近年、都心の小学校で高学年になると授業が立ちゆかないケースがあると聞きます。先生の指示を聞かない、ひどく騒ぐなどの行動をとる児童がいて、その原因のひとつに中学受験のストレスがあると聞きました。

博己さんの息子である壮馬くんも、騒いで授業を妨害しているとのことで、これはご夫妻にとって予想もしない衝撃でした。

「僕はとにかく担任の先生に謝罪して、壮馬にもきつくお灸をすえるつもりでした。ところが妻は『大事な時期にこれ以上壮馬を追い詰めないで。私からうまくいうから、刺激しないで。塾の友達と一緒になって悪ノリしているだけ。勉強が大変なのよ』と言うんです。開いた口がふさがりませんよ。

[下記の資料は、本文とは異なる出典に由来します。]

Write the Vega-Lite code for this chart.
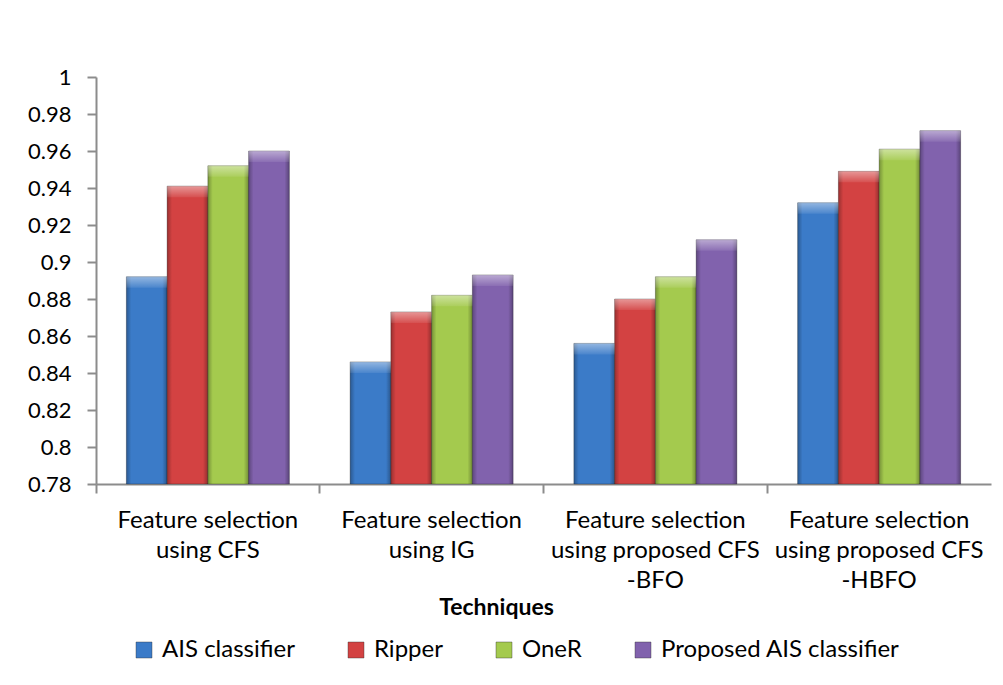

そりゃストレスでしょう、小学生だというのに週に4日も塾に行って、休みの日は1日10時間の勉強もザラです。だからと言って学校で騒ぐなんて、親として恥ずかしくて……。それなのに妻は『担任の先生は中学受験をする子を目の敵にしているから』と、息子をかばうような発言ばかり。まさか自分の妻がモンスターペアレンツになるなんて。良識があることにかけては僕よりもずっと間違いのないひとだったのに……」

 

博己さんのショックは伝わってきました。それと同時に、由梨さんが必死で中学受験というゴールに向かって辻褄を合わせようともがいていることも。おそらく由梨さんも、学校でストレスを発散することがとてもよくないことだとわかっているはず。

 


それでも3年間の塾の授業料、なによりも自分の、そして子どもの血のにじむような努力を最後の半年で無にすることだけはあってはならないと思いつめているのでしょう。

もう少し、あと少しだから、と由梨さんは博己さんに懇願したそうです。

夫婦でこのように「正義」がすれ違ってしまった場合、そしてそこに子どもが絡んだとき、向き合えば向き合うほど相手のよくないところが見えてしまうのかもしれません。